Gıda hakkının, etkin bir şekilde korunabilmesi için hakimlerimize büyük bir rol düştüğünün farkındayız. Açlık ve yetersiz beslenmenin yaygın ve ciddi bir sorun olduğu Hindistan, Brezilya ve Arjantin gibi ülkelerde, uluslararası mahkemelerin gıda hakkını korumakta gösterdikleri tutumun ülkemiz hakimleri tarafından da uygulanması, yoksul halk kitleleri için hayati önem taşıyor.

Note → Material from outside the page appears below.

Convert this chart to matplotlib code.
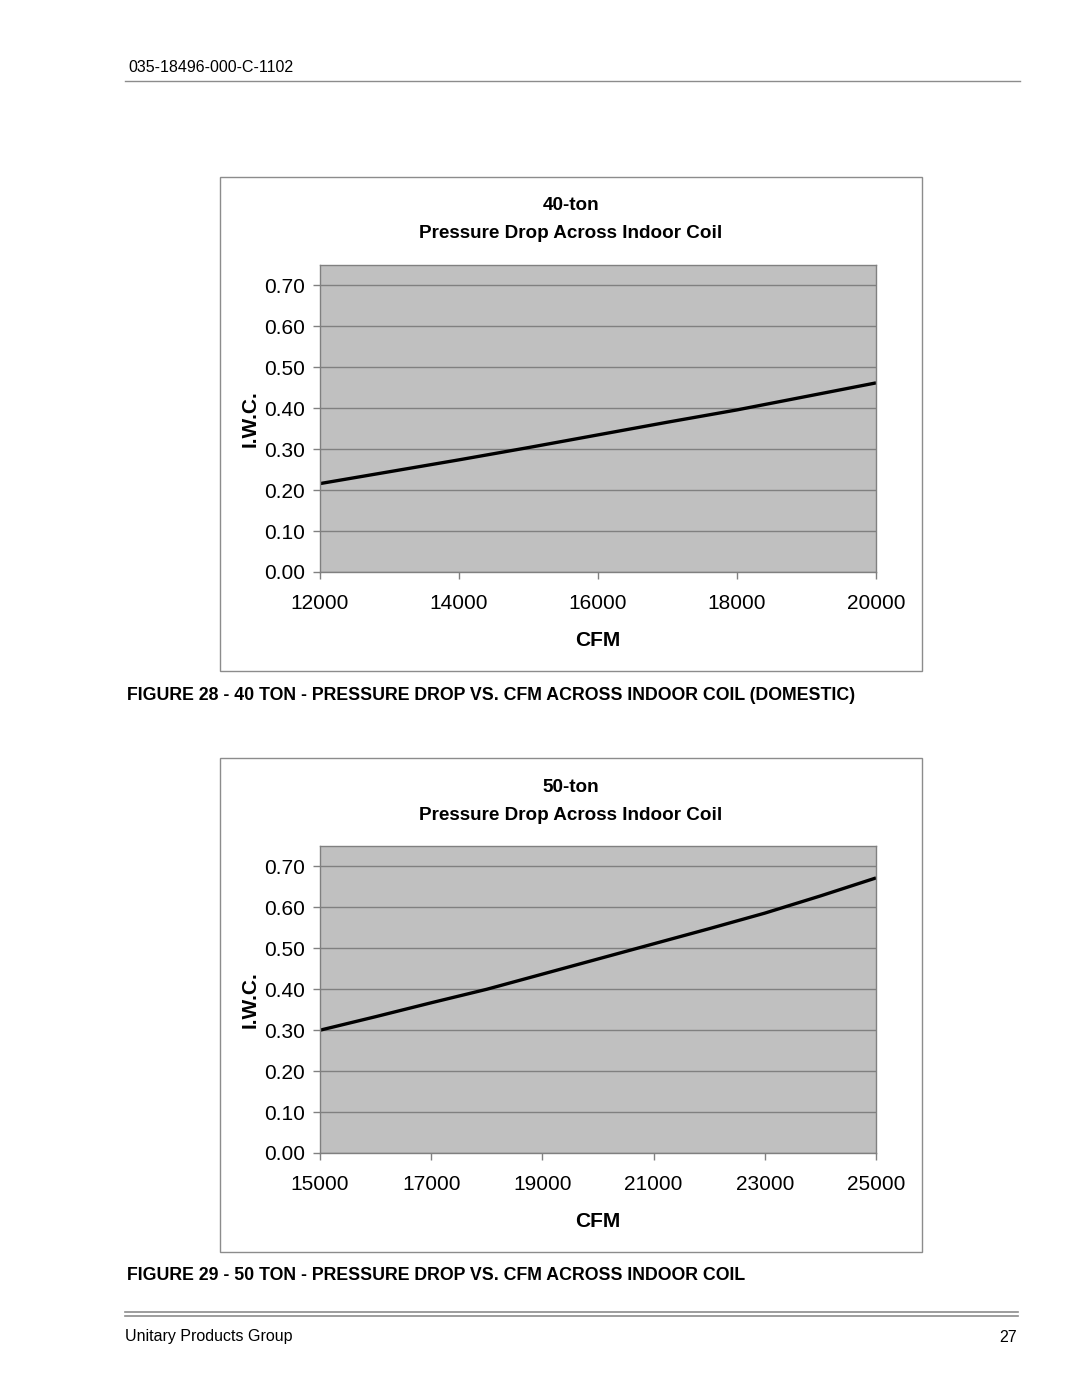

Bunun için hakimlerimizin özel olarak gıda hakkı, genel olarak ise gıda hakkı ile ilişkili bulunan “asgari ücret hakkı”, “sosyal güvenlik hakkı” ve “sağlık hakkı” gibi sosyoekonomik hakların korunmasında taşıdıkları önemi göstermeye yönelik eğitici faaliyetler yürütmeyi planlıyoruz. Yine insan hakları eğitiminin, başlı başına bir hak olduğu inancı içerisinde ilkokuldan başlamak üzere çocuklarımızın gıda hakkına ilişkin bilgilendirilmesine yönelik çalışmalar yapmayı düşünüyoruz. Bunun için halihazırda FAO’nun hazırlamış olduğu gıda ve su haklarına ilişkin iki çocuk kitabının çevirisi üzerine çalışmalarımız devam ediyor. Ülkemiz çocuklarının, hakları konusunda bilinçli bireyler olarak yetişmeleri için bu çalışmaların önemli olduğuna inanıyoruz.

Son olarak, gıda hakkı, tarım ve iklim değişikliği üzerine çalışan uzmanların bilgi birikimlerini paylaşabilecekleri bir platform haline gelmeyi hedefliyoruz. Bunun için internet sitemizde konunun uzmanları tarafından hazırlanan blog yazıları ve bu uzmanlarla yapılmış röportaj ve podcastleri paylaşmaya hazırlanıyoruz.